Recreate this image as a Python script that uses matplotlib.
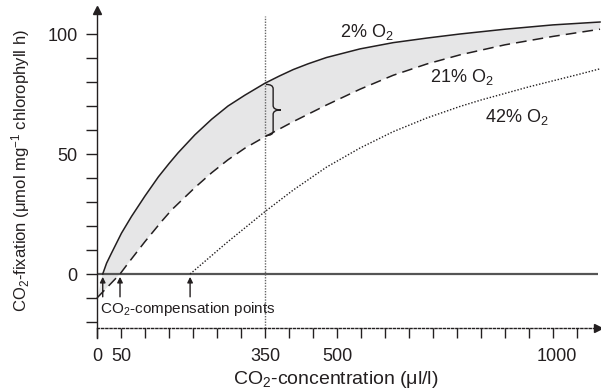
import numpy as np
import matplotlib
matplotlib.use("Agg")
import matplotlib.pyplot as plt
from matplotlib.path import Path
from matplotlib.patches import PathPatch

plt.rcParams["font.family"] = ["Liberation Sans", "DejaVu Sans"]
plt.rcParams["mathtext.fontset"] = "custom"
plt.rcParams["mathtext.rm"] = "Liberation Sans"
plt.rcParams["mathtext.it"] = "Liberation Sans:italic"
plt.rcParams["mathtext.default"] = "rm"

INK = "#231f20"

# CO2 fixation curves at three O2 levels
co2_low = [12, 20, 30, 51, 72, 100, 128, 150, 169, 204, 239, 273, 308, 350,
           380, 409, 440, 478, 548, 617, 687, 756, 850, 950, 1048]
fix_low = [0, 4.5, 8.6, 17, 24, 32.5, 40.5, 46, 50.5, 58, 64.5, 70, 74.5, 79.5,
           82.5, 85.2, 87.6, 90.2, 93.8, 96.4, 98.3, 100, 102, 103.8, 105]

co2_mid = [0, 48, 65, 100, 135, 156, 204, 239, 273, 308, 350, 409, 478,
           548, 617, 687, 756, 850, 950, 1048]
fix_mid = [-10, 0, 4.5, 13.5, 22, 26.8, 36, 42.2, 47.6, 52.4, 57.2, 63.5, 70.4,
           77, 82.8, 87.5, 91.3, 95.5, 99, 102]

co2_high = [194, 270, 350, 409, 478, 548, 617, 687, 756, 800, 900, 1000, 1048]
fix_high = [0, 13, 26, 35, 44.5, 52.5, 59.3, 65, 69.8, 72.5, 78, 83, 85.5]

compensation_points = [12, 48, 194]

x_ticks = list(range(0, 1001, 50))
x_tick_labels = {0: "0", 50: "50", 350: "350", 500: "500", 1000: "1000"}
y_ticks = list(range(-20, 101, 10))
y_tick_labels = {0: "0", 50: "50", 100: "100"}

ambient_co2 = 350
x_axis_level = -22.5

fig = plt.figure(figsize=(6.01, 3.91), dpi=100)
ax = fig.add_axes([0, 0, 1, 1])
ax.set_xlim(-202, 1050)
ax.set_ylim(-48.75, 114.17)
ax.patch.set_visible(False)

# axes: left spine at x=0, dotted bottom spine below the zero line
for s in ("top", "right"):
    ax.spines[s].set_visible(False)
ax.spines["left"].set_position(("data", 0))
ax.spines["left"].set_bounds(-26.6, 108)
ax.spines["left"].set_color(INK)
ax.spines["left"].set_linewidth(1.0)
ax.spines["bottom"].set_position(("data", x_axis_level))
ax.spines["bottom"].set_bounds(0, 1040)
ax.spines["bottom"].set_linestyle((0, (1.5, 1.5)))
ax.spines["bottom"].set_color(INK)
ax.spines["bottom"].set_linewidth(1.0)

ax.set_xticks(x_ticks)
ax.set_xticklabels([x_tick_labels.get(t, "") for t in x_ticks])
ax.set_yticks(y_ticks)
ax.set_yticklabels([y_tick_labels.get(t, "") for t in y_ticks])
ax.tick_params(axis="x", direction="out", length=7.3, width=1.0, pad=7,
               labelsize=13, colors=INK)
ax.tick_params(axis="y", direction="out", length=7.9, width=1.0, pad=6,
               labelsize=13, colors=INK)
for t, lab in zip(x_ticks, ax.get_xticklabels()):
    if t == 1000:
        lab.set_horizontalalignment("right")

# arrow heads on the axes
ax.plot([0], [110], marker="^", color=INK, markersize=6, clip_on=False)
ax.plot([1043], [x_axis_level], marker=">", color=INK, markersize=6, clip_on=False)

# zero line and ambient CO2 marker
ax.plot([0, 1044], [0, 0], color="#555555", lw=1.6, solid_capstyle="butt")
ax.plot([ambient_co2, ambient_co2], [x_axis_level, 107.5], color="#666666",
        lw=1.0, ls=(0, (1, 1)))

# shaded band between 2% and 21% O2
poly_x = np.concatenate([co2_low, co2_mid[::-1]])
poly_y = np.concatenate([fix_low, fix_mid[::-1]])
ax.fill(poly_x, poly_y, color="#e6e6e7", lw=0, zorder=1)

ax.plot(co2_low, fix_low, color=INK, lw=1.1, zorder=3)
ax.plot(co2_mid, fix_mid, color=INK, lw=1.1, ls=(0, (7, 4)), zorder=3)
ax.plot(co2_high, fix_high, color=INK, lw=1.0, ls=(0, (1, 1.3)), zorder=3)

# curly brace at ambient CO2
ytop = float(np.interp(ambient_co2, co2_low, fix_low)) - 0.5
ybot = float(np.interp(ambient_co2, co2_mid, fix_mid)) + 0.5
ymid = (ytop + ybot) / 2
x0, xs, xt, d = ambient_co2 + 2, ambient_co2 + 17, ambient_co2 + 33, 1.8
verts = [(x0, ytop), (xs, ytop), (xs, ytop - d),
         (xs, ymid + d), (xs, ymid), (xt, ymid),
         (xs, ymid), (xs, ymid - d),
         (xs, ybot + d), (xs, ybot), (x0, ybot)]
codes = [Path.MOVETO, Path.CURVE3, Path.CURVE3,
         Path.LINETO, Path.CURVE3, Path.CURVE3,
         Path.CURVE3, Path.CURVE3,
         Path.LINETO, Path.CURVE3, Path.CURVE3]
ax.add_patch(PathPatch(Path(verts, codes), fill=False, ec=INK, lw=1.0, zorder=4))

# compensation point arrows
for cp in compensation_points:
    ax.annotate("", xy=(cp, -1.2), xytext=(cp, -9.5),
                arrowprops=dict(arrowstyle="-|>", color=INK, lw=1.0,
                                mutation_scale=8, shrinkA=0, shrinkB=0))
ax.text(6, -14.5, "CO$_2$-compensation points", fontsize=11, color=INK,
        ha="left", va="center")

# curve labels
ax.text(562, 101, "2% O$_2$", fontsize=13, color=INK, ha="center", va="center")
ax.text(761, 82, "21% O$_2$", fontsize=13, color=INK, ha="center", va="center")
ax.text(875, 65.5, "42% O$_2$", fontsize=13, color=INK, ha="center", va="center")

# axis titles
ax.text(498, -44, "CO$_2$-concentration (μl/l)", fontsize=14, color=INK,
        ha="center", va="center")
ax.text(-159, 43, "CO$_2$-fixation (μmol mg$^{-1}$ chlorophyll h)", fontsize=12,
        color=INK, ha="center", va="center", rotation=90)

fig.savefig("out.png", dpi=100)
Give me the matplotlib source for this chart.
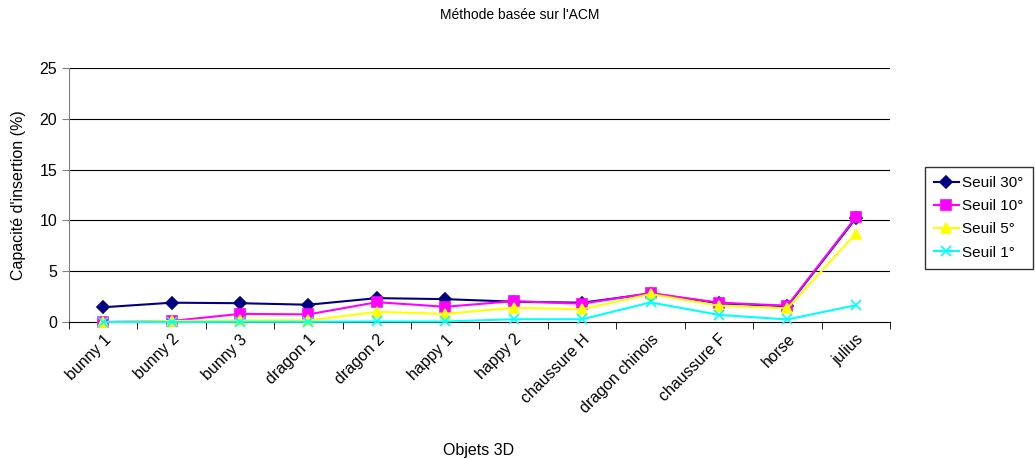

▬▬▬▬▬▬

▸ **TASK INSTRUCTIONS**: Reproduce each line exactly, please, except for any pictures.

▸ **EXERCISE ANSWER**:
Recreate this image as a Python script that uses matplotlib.
import numpy as np
import matplotlib
matplotlib.use("Agg")
import matplotlib.pyplot as plt
from matplotlib.path import Path
from matplotlib.patches import PathPatch

plt.rcParams["font.family"] = ["Liberation Sans", "DejaVu Sans"]
plt.rcParams["mathtext.fontset"] = "custom"
plt.rcParams["mathtext.rm"] = "Liberation Sans"
plt.rcParams["mathtext.it"] = "Liberation Sans:italic"
plt.rcParams["mathtext.default"] = "rm"

INK = "#231f20"

# CO2 fixation curves at three O2 levels
co2_low = [12, 20, 30, 51, 72, 100, 128, 150, 169, 204, 239, 273, 308, 350,
           380, 409, 440, 478, 548, 617, 687, 756, 850, 950, 1048]
fix_low = [0, 4.5, 8.6, 17, 24, 32.5, 40.5, 46, 50.5, 58, 64.5, 70, 74.5, 79.5,
           82.5, 85.2, 87.6, 90.2, 93.8, 96.4, 98.3, 100, 102, 103.8, 105]

co2_mid = [0, 48, 65, 100, 135, 156, 204, 239, 273, 308, 350, 409, 478,
           548, 617, 687, 756, 850, 950, 1048]
fix_mid = [-10, 0, 4.5, 13.5, 22, 26.8, 36, 42.2, 47.6, 52.4, 57.2, 63.5, 70.4,
           77, 82.8, 87.5, 91.3, 95.5, 99, 102]

co2_high = [194, 270, 350, 409, 478, 548, 617, 687, 756, 800, 900, 1000, 1048]
fix_high = [0, 13, 26, 35, 44.5, 52.5, 59.3, 65, 69.8, 72.5, 78, 83, 85.5]

compensation_points = [12, 48, 194]

x_ticks = list(range(0, 1001, 50))
x_tick_labels = {0: "0", 50: "50", 350: "350", 500: "500", 1000: "1000"}
y_ticks = list(range(-20, 101, 10))
y_tick_labels = {0: "0", 50: "50", 100: "100"}

ambient_co2 = 350
x_axis_level = -22.5

fig = plt.figure(figsize=(6.01, 3.91), dpi=100)
ax = fig.add_axes([0, 0, 1, 1])
ax.set_xlim(-202, 1050)
ax.set_ylim(-48.75, 114.17)
ax.patch.set_visible(False)

# axes: left spine at x=0, dotted bottom spine below the zero line
for s in ("top", "right"):
    ax.spines[s].set_visible(False)
ax.spines["left"].set_position(("data", 0))
ax.spines["left"].set_bounds(-26.6, 108)
ax.spines["left"].set_color(INK)
ax.spines["left"].set_linewidth(1.0)
ax.spines["bottom"].set_position(("data", x_axis_level))
ax.spines["bottom"].set_bounds(0, 1040)
ax.spines["bottom"].set_linestyle((0, (1.5, 1.5)))
ax.spines["bottom"].set_color(INK)
ax.spines["bottom"].set_linewidth(1.0)

ax.set_xticks(x_ticks)
ax.set_xticklabels([x_tick_labels.get(t, "") for t in x_ticks])
ax.set_yticks(y_ticks)
ax.set_yticklabels([y_tick_labels.get(t, "") for t in y_ticks])
ax.tick_params(axis="x", direction="out", length=7.3, width=1.0, pad=7,
               labelsize=13, colors=INK)
ax.tick_params(axis="y", direction="out", length=7.9, width=1.0, pad=6,
               labelsize=13, colors=INK)
for t, lab in zip(x_ticks, ax.get_xticklabels()):
    if t == 1000:
        lab.set_horizontalalignment("right")

# arrow heads on the axes
ax.plot([0], [110], marker="^", color=INK, markersize=6, clip_on=False)
ax.plot([1043], [x_axis_level], marker=">", color=INK, markersize=6, clip_on=False)

# zero line and ambient CO2 marker
ax.plot([0, 1044], [0, 0], color="#555555", lw=1.6, solid_capstyle="butt")
ax.plot([ambient_co2, ambient_co2], [x_axis_level, 107.5], color="#666666",
        lw=1.0, ls=(0, (1, 1)))

# shaded band between 2% and 21% O2
poly_x = np.concatenate([co2_low, co2_mid[::-1]])
poly_y = np.concatenate([fix_low, fix_mid[::-1]])
ax.fill(poly_x, poly_y, color="#e6e6e7", lw=0, zorder=1)

ax.plot(co2_low, fix_low, color=INK, lw=1.1, zorder=3)
ax.plot(co2_mid, fix_mid, color=INK, lw=1.1, ls=(0, (7, 4)), zorder=3)
ax.plot(co2_high, fix_high, color=INK, lw=1.0, ls=(0, (1, 1.3)), zorder=3)

# curly brace at ambient CO2
ytop = float(np.interp(ambient_co2, co2_low, fix_low)) - 0.5
ybot = float(np.interp(ambient_co2, co2_mid, fix_mid)) + 0.5
ymid = (ytop + ybot) / 2
x0, xs, xt, d = ambient_co2 + 2, ambient_co2 + 17, ambient_co2 + 33, 1.8
verts = [(x0, ytop), (xs, ytop), (xs, ytop - d),
         (xs, ymid + d), (xs, ymid), (xt, ymid),
         (xs, ymid), (xs, ymid - d),
         (xs, ybot + d), (xs, ybot), (x0, ybot)]
codes = [Path.MOVETO, Path.CURVE3, Path.CURVE3,
         Path.LINETO, Path.CURVE3, Path.CURVE3,
         Path.CURVE3, Path.CURVE3,
         Path.LINETO, Path.CURVE3, Path.CURVE3]
ax.add_patch(PathPatch(Path(verts, codes), fill=False, ec=INK, lw=1.0, zorder=4))

# compensation point arrows
for cp in compensation_points:
    ax.annotate("", xy=(cp, -1.2), xytext=(cp, -9.5),
                arrowprops=dict(arrowstyle="-|>", color=INK, lw=1.0,
                                mutation_scale=8, shrinkA=0, shrinkB=0))
ax.text(6, -14.5, "CO$_2$-compensation points", fontsize=11, color=INK,
        ha="left", va="center")

# curve labels
ax.text(562, 101, "2% O$_2$", fontsize=13, color=INK, ha="center", va="center")
ax.text(761, 82, "21% O$_2$", fontsize=13, color=INK, ha="center", va="center")
ax.text(875, 65.5, "42% O$_2$", fontsize=13, color=INK, ha="center", va="center")

# axis titles
ax.text(498, -44, "CO$_2$-concentration (μl/l)", fontsize=14, color=INK,
        ha="center", va="center")
ax.text(-159, 43, "CO$_2$-fixation (μmol mg$^{-1}$ chlorophyll h)", fontsize=12,
        color=INK, ha="center", va="center", rotation=90)

fig.savefig("out.png", dpi=100)
Give me the matplotlib source for this chart.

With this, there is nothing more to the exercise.